# REQUEST
Copy out each line of the material in which the word "with" appears.

# RECORD EXCERPTS
----------------------------------------
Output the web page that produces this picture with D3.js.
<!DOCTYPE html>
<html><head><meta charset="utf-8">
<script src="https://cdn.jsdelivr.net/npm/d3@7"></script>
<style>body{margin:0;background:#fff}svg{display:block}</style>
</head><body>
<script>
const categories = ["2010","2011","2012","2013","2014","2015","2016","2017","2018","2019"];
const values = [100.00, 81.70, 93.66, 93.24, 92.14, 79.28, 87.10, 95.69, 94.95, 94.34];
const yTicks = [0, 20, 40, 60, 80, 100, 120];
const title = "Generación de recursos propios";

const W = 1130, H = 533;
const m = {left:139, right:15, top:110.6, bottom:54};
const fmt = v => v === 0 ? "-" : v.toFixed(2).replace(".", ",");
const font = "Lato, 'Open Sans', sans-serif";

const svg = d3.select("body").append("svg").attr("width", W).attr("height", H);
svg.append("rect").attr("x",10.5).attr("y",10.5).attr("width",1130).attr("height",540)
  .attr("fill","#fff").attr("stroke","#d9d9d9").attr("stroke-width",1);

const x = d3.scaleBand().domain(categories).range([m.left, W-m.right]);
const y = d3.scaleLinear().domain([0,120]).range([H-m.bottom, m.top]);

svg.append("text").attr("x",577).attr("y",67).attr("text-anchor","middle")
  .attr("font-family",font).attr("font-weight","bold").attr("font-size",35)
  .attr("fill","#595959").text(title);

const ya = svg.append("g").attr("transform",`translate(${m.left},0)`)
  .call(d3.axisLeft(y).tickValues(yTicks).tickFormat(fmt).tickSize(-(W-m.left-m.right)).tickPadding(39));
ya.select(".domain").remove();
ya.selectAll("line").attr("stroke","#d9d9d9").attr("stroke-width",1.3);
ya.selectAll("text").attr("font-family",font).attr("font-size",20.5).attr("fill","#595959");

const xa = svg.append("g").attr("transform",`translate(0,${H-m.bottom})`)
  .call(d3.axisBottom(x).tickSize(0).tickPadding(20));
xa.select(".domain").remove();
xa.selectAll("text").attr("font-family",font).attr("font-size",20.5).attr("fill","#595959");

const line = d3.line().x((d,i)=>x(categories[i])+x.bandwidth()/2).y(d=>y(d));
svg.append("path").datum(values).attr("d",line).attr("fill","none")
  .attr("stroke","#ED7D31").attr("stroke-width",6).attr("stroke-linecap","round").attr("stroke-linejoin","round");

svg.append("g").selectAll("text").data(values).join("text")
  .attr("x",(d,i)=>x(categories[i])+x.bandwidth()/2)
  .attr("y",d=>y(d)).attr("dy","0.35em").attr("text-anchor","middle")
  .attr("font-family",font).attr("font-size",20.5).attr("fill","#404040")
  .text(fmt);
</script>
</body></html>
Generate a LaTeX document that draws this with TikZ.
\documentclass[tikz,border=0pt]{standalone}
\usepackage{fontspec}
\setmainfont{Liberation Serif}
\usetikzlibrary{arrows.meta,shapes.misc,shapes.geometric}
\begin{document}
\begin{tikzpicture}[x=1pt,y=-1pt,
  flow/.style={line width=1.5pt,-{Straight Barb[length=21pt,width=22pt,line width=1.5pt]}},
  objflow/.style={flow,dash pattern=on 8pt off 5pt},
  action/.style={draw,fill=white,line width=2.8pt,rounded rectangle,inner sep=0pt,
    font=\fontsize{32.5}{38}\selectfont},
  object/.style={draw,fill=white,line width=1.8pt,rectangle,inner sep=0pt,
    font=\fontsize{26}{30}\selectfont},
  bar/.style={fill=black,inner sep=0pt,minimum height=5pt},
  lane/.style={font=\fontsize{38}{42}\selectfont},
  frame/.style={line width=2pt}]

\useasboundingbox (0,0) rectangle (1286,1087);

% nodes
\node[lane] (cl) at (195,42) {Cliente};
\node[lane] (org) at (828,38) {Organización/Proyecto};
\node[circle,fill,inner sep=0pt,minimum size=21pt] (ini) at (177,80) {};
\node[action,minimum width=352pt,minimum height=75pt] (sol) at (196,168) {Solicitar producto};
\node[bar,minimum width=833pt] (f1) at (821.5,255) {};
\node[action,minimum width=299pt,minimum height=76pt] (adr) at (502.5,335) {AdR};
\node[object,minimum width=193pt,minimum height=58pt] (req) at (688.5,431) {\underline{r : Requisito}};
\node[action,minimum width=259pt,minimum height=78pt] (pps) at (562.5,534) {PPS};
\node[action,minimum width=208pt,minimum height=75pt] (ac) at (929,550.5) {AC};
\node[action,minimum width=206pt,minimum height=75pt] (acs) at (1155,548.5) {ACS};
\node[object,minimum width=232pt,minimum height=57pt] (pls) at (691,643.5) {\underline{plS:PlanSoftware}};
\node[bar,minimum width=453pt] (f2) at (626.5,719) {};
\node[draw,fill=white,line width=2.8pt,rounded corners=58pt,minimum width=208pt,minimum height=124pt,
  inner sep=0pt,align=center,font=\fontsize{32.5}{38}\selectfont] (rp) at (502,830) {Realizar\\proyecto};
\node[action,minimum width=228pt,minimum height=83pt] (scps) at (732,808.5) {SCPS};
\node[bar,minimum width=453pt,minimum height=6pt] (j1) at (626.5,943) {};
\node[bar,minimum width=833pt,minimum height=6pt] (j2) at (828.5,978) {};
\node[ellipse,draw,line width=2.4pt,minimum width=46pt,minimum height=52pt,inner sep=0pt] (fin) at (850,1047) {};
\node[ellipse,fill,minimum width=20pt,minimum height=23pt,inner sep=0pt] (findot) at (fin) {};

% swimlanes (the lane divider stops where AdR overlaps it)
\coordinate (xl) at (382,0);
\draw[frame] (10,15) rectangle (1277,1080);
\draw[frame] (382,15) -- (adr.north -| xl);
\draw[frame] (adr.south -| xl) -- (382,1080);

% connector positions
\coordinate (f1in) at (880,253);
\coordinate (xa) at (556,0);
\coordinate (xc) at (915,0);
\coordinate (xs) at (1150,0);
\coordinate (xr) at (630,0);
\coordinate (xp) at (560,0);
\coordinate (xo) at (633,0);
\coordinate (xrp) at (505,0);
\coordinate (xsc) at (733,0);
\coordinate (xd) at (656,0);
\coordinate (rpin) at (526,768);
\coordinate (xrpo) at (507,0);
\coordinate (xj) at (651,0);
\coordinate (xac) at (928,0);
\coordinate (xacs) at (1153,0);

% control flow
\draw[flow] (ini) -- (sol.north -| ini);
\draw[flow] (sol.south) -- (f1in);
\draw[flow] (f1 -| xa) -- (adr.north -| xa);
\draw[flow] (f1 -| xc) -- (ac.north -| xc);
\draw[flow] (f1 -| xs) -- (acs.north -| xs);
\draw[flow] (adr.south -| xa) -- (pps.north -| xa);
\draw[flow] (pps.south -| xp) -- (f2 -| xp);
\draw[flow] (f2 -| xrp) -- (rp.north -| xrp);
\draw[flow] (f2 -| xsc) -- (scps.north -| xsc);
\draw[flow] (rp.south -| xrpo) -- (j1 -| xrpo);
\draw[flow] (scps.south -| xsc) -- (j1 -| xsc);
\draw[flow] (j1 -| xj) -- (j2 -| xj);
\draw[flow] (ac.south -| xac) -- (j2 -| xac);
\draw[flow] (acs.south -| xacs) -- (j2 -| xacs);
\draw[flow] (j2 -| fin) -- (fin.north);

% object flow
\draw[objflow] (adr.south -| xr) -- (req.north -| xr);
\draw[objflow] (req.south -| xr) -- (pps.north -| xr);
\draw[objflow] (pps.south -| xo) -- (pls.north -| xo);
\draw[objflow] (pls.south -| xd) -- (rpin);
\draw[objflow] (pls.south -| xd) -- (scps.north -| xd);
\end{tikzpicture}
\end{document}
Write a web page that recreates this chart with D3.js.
----------------------------------------
# EXERCISE RESULT
Output the web page that produces this picture with D3.js.
Generate a LaTeX document that draws this with TikZ.
Write a web page that recreates this chart with D3.js.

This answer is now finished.